Cependant, l’avenir du « dernier dictateur d’Europe » à la tête du pays demeure fortement dépendant des décisions qui seront prises au Kremlin. Depuis l’élection présidentielle, Vladimir Poutine et Alexandre Loukachenko se sont entretenus à quatre reprises au téléphone. Pour le moment, le soutien russe semble total, faute d’alternative. En effet, il est de notoriété publique, que le président russe n’éprouve aucune sympathie pour son homologue à Minsk. Depuis vingt-six ans de pouvoir, Loukachenko aura toujours réussi à monnayer son soutien à Moscou en jouant sur la situation géographique de son pays, tampon entre la Russie et l’OTAN. Ainsi, jusqu’en 2019, la Russie exportait du pétrole brut en Biélorussie à un prix inférieur au cours mondial, puis, cette dernière réalisait le raffinage et exportait les produits pétroliers sur le marché international, engrangeant alors de substantiels bénéfices. Fin 2019, en réformant sa fiscalité sur l’énergie, la Russie a mis fin à ce système qui équivalait à une subvention directe de son voisin d’environ 8 milliards de dollars par an. L’objectif russe était aussi de pousser Loukachenko à s’engager davantage dans le projet d’intégration voire d’union fédérale russo-biélorusse, mais sans succès…une fois de plus !

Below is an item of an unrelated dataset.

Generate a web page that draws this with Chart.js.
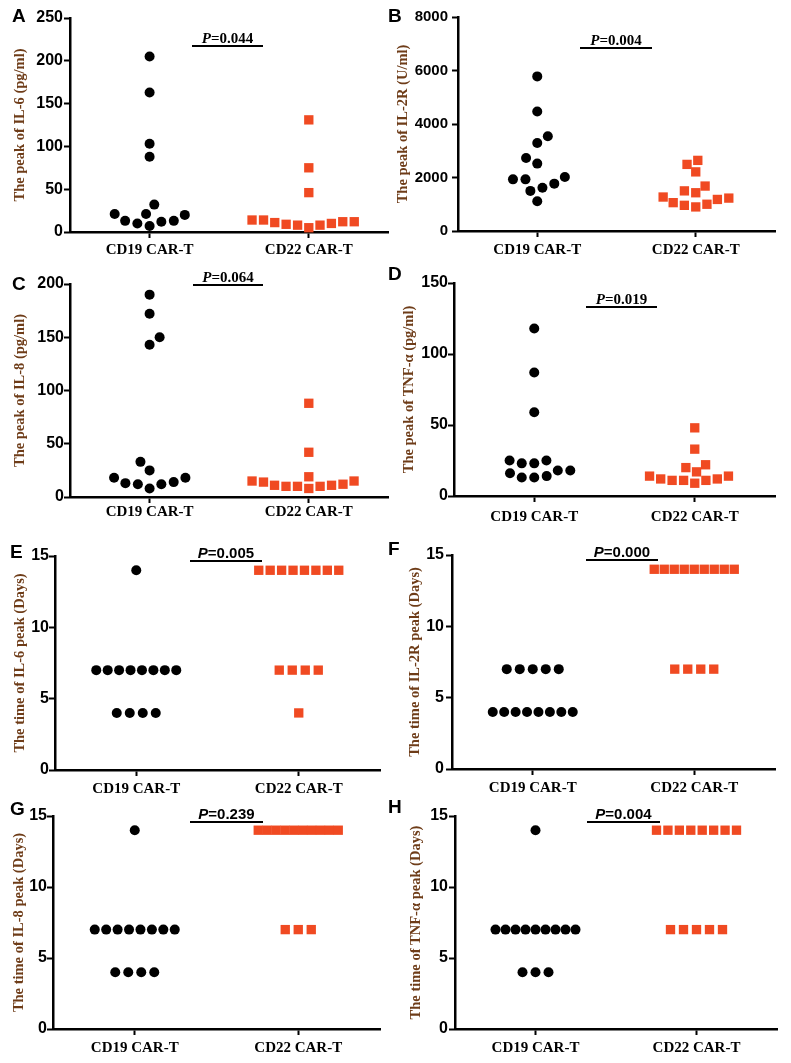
<!DOCTYPE html>
<html><head><meta charset="utf-8">
<script src="https://cdn.jsdelivr.net/npm/chart.js@4.4.1/dist/chart.umd.min.js"></script>
<style>
html,body{margin:0;padding:0;background:#fff;}
#fig{position:relative;width:791px;height:1063px;overflow:hidden;background:#fff;}
#fig canvas{position:absolute;}
</style></head><body><div id="fig"></div>
<script>
// ---------- data ----------
const groups = ['CD19 CAR-T', 'CD22 CAR-T'];

// A: peak IL-6 (pg/ml)
const il6Peak19 = [205, 163, 103, 88, 21, 13, 12, 32, 21, 7, 10, 13, 20];
const il6Peak22 = [131, 75, 46, 12, 10, 8, 14, 5, 12, 8, 14, 9, 11];
// B: peak IL-2R (U/ml)
const il2rPeak19 = [5780, 4470, 3540, 3290, 2730, 2520, 1930, 1770, 1620, 1930, 2020, 1500, 1110];
const il2rPeak22 = [2640, 2210, 2490, 1500, 1430, 1680, 1270, 1180, 1000, 900, 960, 1060, 1230];
// C: peak IL-8 (pg/ml)
const il8Peak19 = [190, 172, 143, 150, 18, 14, 12, 33, 25, 8, 12, 13, 18];
const il8Peak22 = [88, 42, 12, 11, 19, 10, 15, 8, 14, 10, 15, 10, 11];
// D: peak TNF-alpha (pg/ml)
const tnfPeak19 = [118, 87, 59, 25, 23, 23, 25, 18, 14, 13, 13, 16, 18];
const tnfPeak22 = [48, 33, 22, 20, 14, 12, 11, 17, 9, 14, 11, 11, 12];
// E: time of IL-6 peak (days)
const il6Day19 = [14, 7, 7, 7, 7, 7, 7, 7, 7, 4, 4, 4, 4];
const il6Day22 = [14, 14, 14, 14, 14, 14, 14, 14, 7, 7, 7, 7, 4];
// F: time of IL-2R peak (days)
const il2rDay19 = [7, 7, 7, 7, 7, 4, 4, 4, 4, 4, 4, 4, 4];
const il2rDay22 = [14, 14, 14, 14, 14, 14, 14, 14, 14, 7, 7, 7, 7];
// G: time of IL-8 peak (days)
const il8Day19 = [14, 7, 7, 7, 7, 7, 7, 7, 7, 4, 4, 4, 4];
const il8Day22 = [14, 14, 14, 14, 14, 14, 14, 14, 14, 14, 7, 7, 7];
// H: time of TNF-alpha peak (days)
const tnfDay19 = [14, 7, 7, 7, 7, 7, 7, 7, 7, 7, 4, 4, 4];
const tnfDay22 = [14, 14, 14, 14, 14, 14, 14, 14, 7, 7, 7, 7, 7];

// tick labels
const ticksIL6 = [0, 50, 100, 150, 200, 250];
const ticksIL2R = [0, 2000, 4000, 6000, 8000];
const ticksIL8 = [0, 50, 100, 150, 200];
const ticksTNF = [0, 50, 100, 150];
const ticksDays = [0, 5, 10, 15];

// p-values
const pValues = ['0.044', '0.004', '0.064', '0.019', '0.005', '0.000', '0.239', '0.004'];

// ---------- styles / layout ----------
const SERIF = '"Liberation Serif", "Times New Roman", serif';
const SANS = '"Liberation Sans", Arial, sans-serif';
const TITLE_COLOR = '#6E3C18';
const SQUARE_COLOR = '#F04A22';

const panels = [
  {letter:'A', v19:il6Peak19, v22:il6Peak22, ticks:ticksIL6, title:'The peak of IL-6 (pg/ml)', p:pValues[0], serifP:true,
   cv:{l:0,t:0,w:395,h:265}, ax:{x:70,top:18,bottom:232,right:390}, titleX:20, L:{x:12,y:22}, pb:{x0:192,x1:263,y:46}, gap:18, tick:16, yPad:1},
  {letter:'B', v19:il2rPeak19, v22:il2rPeak22, ticks:ticksIL2R, title:'The peak of IL-2R (U/ml)', p:pValues[1], serifP:true,
   cv:{l:385,t:0,w:406,h:265}, ax:{x:458,top:17,bottom:231,right:775}, titleX:403, L:{x:388,y:22}, pb:{x0:580,x1:652,y:48}, gap:19, tick:15, yPad:4},
  {letter:'C', v19:il8Peak19, v22:il8Peak22, ticks:ticksIL8, title:'The peak of IL-8 (pg/ml)', p:pValues[2], serifP:true,
   cv:{l:0,t:262,w:395,h:268}, ax:{x:70,top:284,bottom:497,right:390}, titleX:20, L:{x:12,y:290}, pb:{x0:193,x1:263,y:285}, gap:12, tick:16, yPad:0},
  {letter:'D', v19:tnfPeak19, v22:tnfPeak22, ticks:ticksTNF, title:'The peak of TNF-α (pg/ml)', p:pValues[3], serifP:true,
   cv:{l:385,t:262,w:406,h:268}, ax:{x:454,top:283,bottom:496,right:775}, titleX:409, L:{x:388,y:280}, pb:{x0:586,x1:657,y:307}, gap:21, tick:16, yPad:0},
  {letter:'E', v19:il6Day19, v22:il6Day22, ticks:ticksDays, title:'The time of IL-6 peak (Days)', p:pValues[4], serifP:false, discrete:true,
   cv:{l:0,t:522,w:395,h:280}, ax:{x:55,top:556,bottom:770,right:380}, titleX:20, L:{x:10,y:558}, pb:{x0:190,x1:262,y:561}, gap:19, tick:16, yPad:0},
  {letter:'F', v19:il2rDay19, v22:il2rDay22, ticks:ticksDays, title:'The time of IL-2R peak (Days)', p:pValues[5], serifP:false, discrete:true,
   cv:{l:385,t:522,w:406,h:280}, ax:{x:452,top:555,bottom:769,right:775}, titleX:415, L:{x:388,y:555}, pb:{x0:586,x1:658,y:560}, gap:19, tick:16, yPad:2},
  {letter:'G', v19:il8Day19, v22:il8Day22, ticks:ticksDays, title:'The time of IL-8 peak (Days)', p:pValues[6], serifP:false, discrete:true,
   cv:{l:0,t:790,w:395,h:273}, ax:{x:53,top:816,bottom:1029,right:380}, titleX:19, L:{x:10,y:815}, pb:{x0:190,x1:263,y:822}, gap:19, tick:16, yPad:0},
  {letter:'H', v19:tnfDay19, v22:tnfDay22, ticks:ticksDays, title:'The time of TNF-α peak (Days)', p:pValues[7], serifP:false, discrete:true,
   cv:{l:385,t:790,w:406,h:273}, ax:{x:455,top:816,bottom:1029,right:777}, titleX:416, L:{x:388,y:813}, pb:{x0:587,x1:660,y:822}, gap:19, tick:16, yPad:1}
];

// ---------- point spreading (beeswarm / rows) ----------
function swarm(py, d) {
  const n = py.length, xs = new Array(n).fill(0);
  const order = py.map((_, i) => i).sort((a, b) => py[b] - py[a]); // lowest value first
  const placed = [];
  for (const i of order) {
    const y = py[i], iv = [];
    for (const p of placed) {
      const dy = Math.abs(p.y - y);
      if (dy < d) { const w = Math.sqrt(d * d - dy * dy); iv.push([p.x - w, p.x + w]); }
    }
    const cands = [0];
    iv.forEach(([a, b]) => cands.push(a, b));
    const ok = cands.filter(c => iv.every(([a, b]) => c <= a + 1e-6 || c >= b - 1e-6));
    const left = placed.filter(p => p.x < -0.5).length, right = placed.filter(p => p.x > 0.5).length;
    ok.sort((u, v) => (Math.abs(u) - Math.abs(v)) || (left <= right ? u - v : v - u));
    xs[i] = ok[0];
    placed.push({x: ok[0], y});
  }
  return xs;
}
function rows(py) {
  const xs = new Array(py.length).fill(0), map = new Map();
  py.forEach((y, i) => { const k = Math.round(y); if (!map.has(k)) map.set(k, []); map.get(k).push(i); });
  for (const idx of map.values()) {
    const n = idx.length, s = n > 1 ? Math.min(13, 80 / (n - 1)) : 0;
    idx.forEach((i, k) => { xs[i] = (k - (n - 1) / 2) * s; });
  }
  return xs;
}

// ---------- annotation plugin (per panel) ----------
function makeAnnot(P) {
  return {
    id: 'annot' + P.letter,
    afterDraw(chart) {
      const ctx = chart.ctx, ox = P.cv.l, oy = P.cv.t;
      ctx.save();
      ctx.strokeStyle = '#000'; ctx.lineWidth = 2;
      ctx.beginPath(); ctx.moveTo(P.pb.x0 - ox, P.pb.y - oy); ctx.lineTo(P.pb.x1 - ox, P.pb.y - oy); ctx.stroke();
      const fam = P.serifP ? SERIF : SANS;
      ctx.fillStyle = '#000'; ctx.textBaseline = 'alphabetic'; ctx.textAlign = 'left';
      ctx.font = 'italic bold 15px ' + fam; const wP = ctx.measureText('P').width;
      ctx.font = 'bold 15px ' + fam; const rest = '=' + P.p; const wR = ctx.measureText(rest).width;
      const sx = (P.pb.x0 + P.pb.x1) / 2 - ox - (wP + wR) / 2, by = P.pb.y - oy - 3;
      ctx.font = 'italic bold 15px ' + fam; ctx.fillText('P', sx, by);
      ctx.font = 'bold 15px ' + fam; ctx.fillText(rest, sx + wP, by);
      ctx.font = 'bold 19px ' + SANS;
      ctx.fillText(P.letter, P.L.x - ox, P.L.y - oy);
      ctx.restore();
    }
  };
}

const fig = document.getElementById('fig');
panels.forEach(P => {
  const cv = document.createElement('canvas');
  cv.width = P.cv.w; cv.height = P.cv.h;
  cv.style.left = P.cv.l + 'px'; cv.style.top = P.cv.t + 'px';
  cv.style.width = P.cv.w + 'px'; cv.style.height = P.cv.h + 'px';
  fig.appendChild(cv);

  const xFont = 15, xLH = xFont * 1.2;
  const tickGrid = {display: true, drawOnChartArea: false, drawTicks: true, tickLength: 6, tickWidth: 2, tickColor: '#000'};
  const border = {display: true, color: '#000', width: 2.5};
  const tFont = 14.5, tLH = tFont * 1.2;

  const chart = new Chart(cv.getContext('2d'), {
    type: 'scatter',
    data: {
      datasets: [
        {label: groups[0], data: P.v19.map(v => ({x: 0, y: v})), pointStyle: 'circle', pointRadius: 5, pointHoverRadius: 5,
         pointBackgroundColor: '#000', pointBorderWidth: 0, clip: false},
        {label: groups[1], data: P.v22.map(v => ({x: 1, y: v})), pointStyle: 'rect', pointRadius: 6.6, pointHoverRadius: 6.6,
         pointBackgroundColor: SQUARE_COLOR, pointBorderWidth: 0, clip: false}
      ]
    },
    options: {
      responsive: false, animation: false, events: [], devicePixelRatio: 1,
      layout: {padding: {left: 0, top: P.ax.top - P.cv.t, right: P.cv.l + P.cv.w - P.ax.right, bottom: 0}},
      plugins: {legend: {display: false}, tooltip: {enabled: false}},
      scales: {
        x: {
          type: 'linear', min: -0.5, max: 1.5,
          afterBuildTicks: s => { s.ticks = [{value: 0}, {value: 1}]; },
          afterFit: s => { s.height = P.cv.t + P.cv.h - P.ax.bottom; },
          ticks: {callback: v => groups[v], font: {family: SERIF, weight: 'bold', size: xFont}, color: '#000',
                  padding: Math.max(0, P.gap - 6 - xLH / 2), maxRotation: 0, autoSkip: false},
          grid: tickGrid, border: border
        },
        y: {
          type: 'linear', min: P.ticks[0], max: P.ticks[P.ticks.length - 1],
          afterBuildTicks: s => { s.ticks = P.ticks.map(v => ({value: v})); },
          afterFit: s => { s.width = P.ax.x - P.cv.l; },
          ticks: {callback: v => String(v), font: {family: SANS, weight: 'bold', size: P.tick}, color: '#000', padding: P.yPad},
          grid: tickGrid, border: border,
          title: {display: true, text: P.title, color: TITLE_COLOR, font: {family: SERIF, weight: 'bold', size: tFont},
                  padding: {top: P.titleX - P.cv.l - tLH / 2, bottom: 0}}
        }
      }
    },
    plugins: [makeAnnot(P)]
  });

  const xs = chart.scales.x, ys = chart.scales.y;
  const ppu = xs.getPixelForValue(1) - xs.getPixelForValue(0);
  [P.v19, P.v22].forEach((vals, g) => {
    const py = vals.map(v => ys.getPixelForValue(v));
    const off = P.discrete ? rows(py) : swarm(py, g === 0 ? 12.5 : 11.5);
    chart.data.datasets[g].data = vals.map((v, i) => ({x: g + off[i] / ppu, y: v}));
  });
  chart.update('none');
});
</script>
</body></html>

Or, depuis l’élection présidentielle, le président Loukachenko a perdu sa légitimité à l’intérieur et sa capacité de marchandage vis-à-vis de son grand voisin de l’Est. Pour la première fois depuis 1994, Moscou est en position de dicter les conditions de son soutien à Minsk. En cette période post-électorale en Biélorussie, deux options réalistes s’offrent au Kremlin.
La première est de continuer de soutenir Loukachenko. Pour l’instant, le président Poutine a prévu d’envoyer un soutien policier (un corps de police a déjà été formé à cet effet), uniquement dans le cas où la situation dégénérerait. Mais, dans un deuxième temps, en échange de cette assistance, le Kremlin pourrait exiger, par exemple, une accélération forcée de l’intégration entre les deux pays et/ou l’installation d’une grande base militaire russe sur le sol biélorusse.
La seconde, si le calme ne revient pas dans les rues ni dans les usines dans les prochains mois, est de consulter les différents leaders de l’opposition biélorusse afin de chercher un successeur et d’organiser une nouvelle élection présidentielle ouverte. Le nouveau président élu (ou nouvelle présidente) aurait alors la légitimité du peuple pour négocier les modalités d’approfondissement de l’intégration économique, voire politique avec la Russie. Par ailleurs, Vladimir Poutine inviterait Alexandre Loukachenko à s’exiler à Moscou, qui retrouverait alors son ancien homologue ukrainien Viktor Ianoukovitch. Toute autre option, notamment une intervention militaire russe directe, serait désastreuse pour les deux pays et pour les deux peuples frères.